I’m all for not wallowing in misery, looking on the bright side, and being positive and can do—when appropriate. But there’s a downside to being relentlessly upbeat that can cause emotional disconnection. Remember, emotional health means being able to go to anywhere your emotions and those of others take you.

There are two ways excess cheerfulness can play out. Say a friend who’s sharing her distress makes you uncomfortable, so you downplay what she’s feeling. She might be revealing a childhood in which she came home from school crying only to find her mother passed out on the living room couch. Or her father’s scary moods that made her hide under the bed. Without realizing it, you might become uncomfortable, keying into your Dad’s constant put downs and yelling or your mom’s narcissism which made you feel that your needs were invisible. Therefore, rather than validate what it must have been like for your friend, you try to make her feel better (in order to make yourself feel better) by saying something about how she at least had a roof over her head or how great her relationship seems to be with her parent now. This may take away your discomfort, but it disconnects you from your friend’s emotional experience.

Alternately, you may be on the receiving end of someone who is poorly attuned to your affect. Perhaps you’re telling your brother than you’ve been diagnosed with a benign tumor that may need surgery. Because your brother loves you, he may not want to face the possibility of you being in pain—or, worse, dying—so he insists that you shouldn’t be scared because you’re hearty and healthy and have the best doctors in town. These facts may be true, but his remark wildly misses the mark—that you’re scared and upset—which may leave you feeling misunderstood, invalidated, alone with your distress, and fearing that you may be making a mountain out of a molehill.
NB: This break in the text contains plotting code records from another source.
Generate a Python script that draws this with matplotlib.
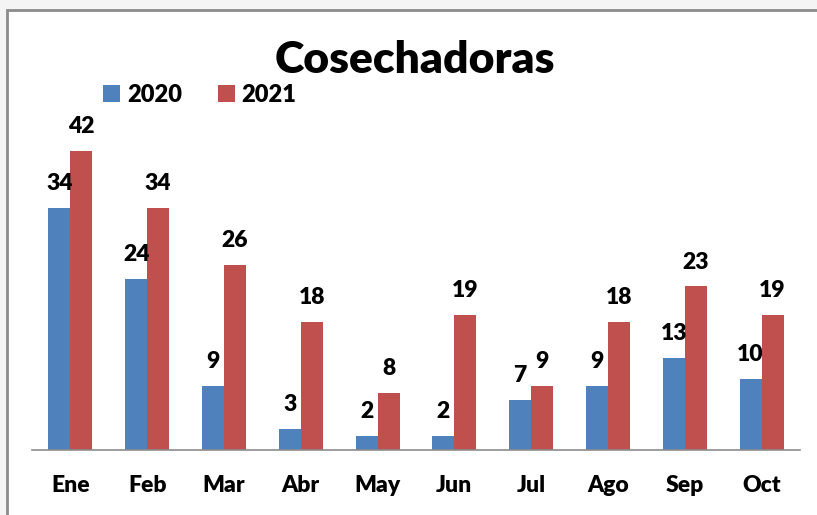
import numpy as np
import matplotlib
matplotlib.use("Agg")
import matplotlib.pyplot as plt
from matplotlib.patches import Rectangle

# chart data
months = ["Ene", "Feb", "Mar", "Abr", "May", "Jun", "Jul", "Ago", "Sep", "Oct"]
values_2020 = [34, 24, 9, 3, 2, 2, 7, 9, 13, 10]
values_2021 = [42, 34, 26, 18, 8, 19, 9, 18, 23, 19]

plt.rcParams['font.family'] = ['Lato', 'DejaVu Sans']

W, H = 817, 515
fig = plt.figure(figsize=(W / 100, H / 100), dpi=100)
fig.patch.set_facecolor('#f4f4f4')

# white chart area with gray border
fig.patches.append(Rectangle((7 / W, -0.05), 1.1, 1 - 10 / H + 0.05, transform=fig.transFigure,
                             facecolor='white', edgecolor='#8c8c8c', linewidth=2, zorder=-5))

ax = fig.add_axes([32 / W, 65 / H, 768 / W, 320 / H])
ax.set_facecolor('none')
ax.set_zorder(2)

x = np.arange(len(months))
width = 0.286
bars1 = ax.bar(x - width / 2, values_2020, width, color='#4f81bd', label='2020')
bars2 = ax.bar(x + width / 2, values_2021, width, color='#c0504d', label='2021')

# value labels
for bars in (bars1, bars2):
    for b in bars:
        ax.annotate(f"{int(b.get_height())}", (b.get_x() + b.get_width() / 2, b.get_height()),
                    xytext=(0, 10), textcoords='offset points', ha='center', va='bottom',
                    fontsize=16.5, fontweight='heavy', color='black', annotation_clip=False)

ax.set_xlim(-0.5, len(months) - 0.5)
ax.set_ylim(0, 45)
ax.set_yticks([])
ax.set_xticks(x)
ax.set_xticklabels(months, fontsize=16.5, fontweight='heavy')
ax.tick_params(axis='x', length=0, pad=18)
for s in ['top', 'left', 'right']:
    ax.spines[s].set_visible(False)
ax.spines['bottom'].set_color('#8c8c8c')
ax.spines['bottom'].set_linewidth(1.2)

fig.text(415 / W, 1 - 60 / H, "Cosechadoras", ha='center', va='center',
         fontsize=32, fontweight='heavy', zorder=3)

fig.legend(handles=[bars1, bars2], loc='center left', bbox_to_anchor=(103 / W, 1 - 95 / H),
           frameon=False, ncol=2, prop={'size': 17, 'weight': 'heavy'},
           handlelength=0.72, handleheight=0.72, handletextpad=0.3,
           columnspacing=1.5, borderpad=0, borderaxespad=0).set_zorder(3)

fig.savefig("out.png", dpi=100, facecolor=fig.get_facecolor())
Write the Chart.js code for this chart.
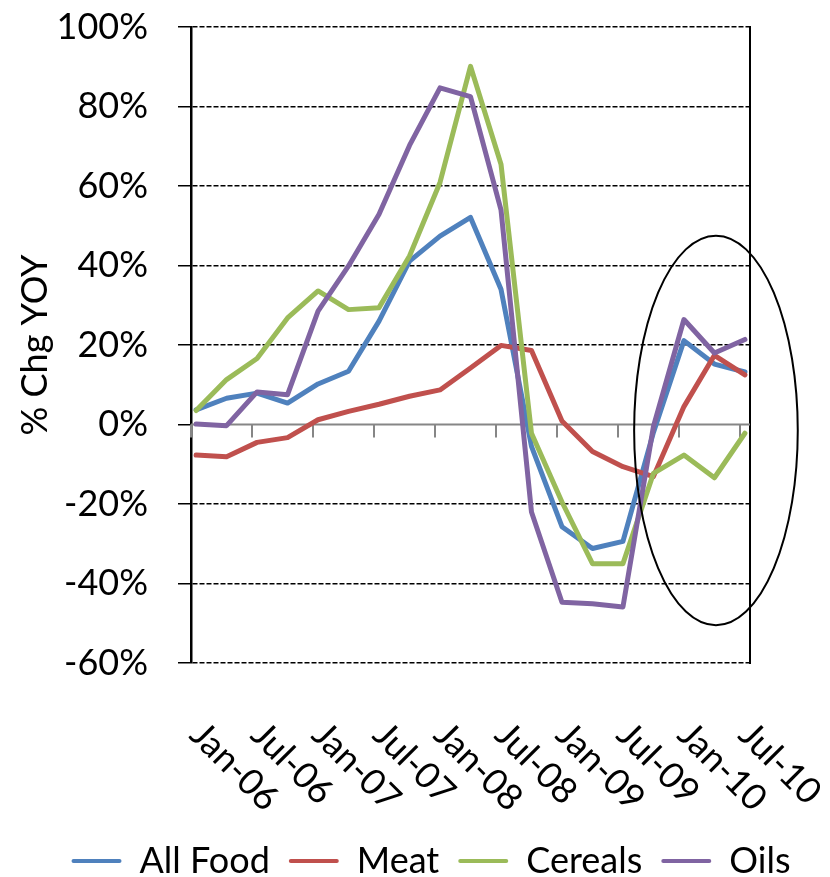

These kinds of interactions, though subtle, can cause emotional upset, especially if you’re the recipient of poor attunement. You might end up turning to food (or obsessing about food or weight) to soothe both your original feelings and the ones that arise from feeling misunderstood and invalidated. Better to look squarely at the dynamic and realize that your emotions are fine and that the problem is with the person who is unable or unwilling to empathize with you. Moreover, you’ll want to make sure that you’re attuned to others rather than tending to whitewash their feelings because they make you uncomfortable. It’s fine to be upbeat and encouraging—in fact, it’s an excellent outlook—but never at the expense of experiencing appropriate emotional discomfort.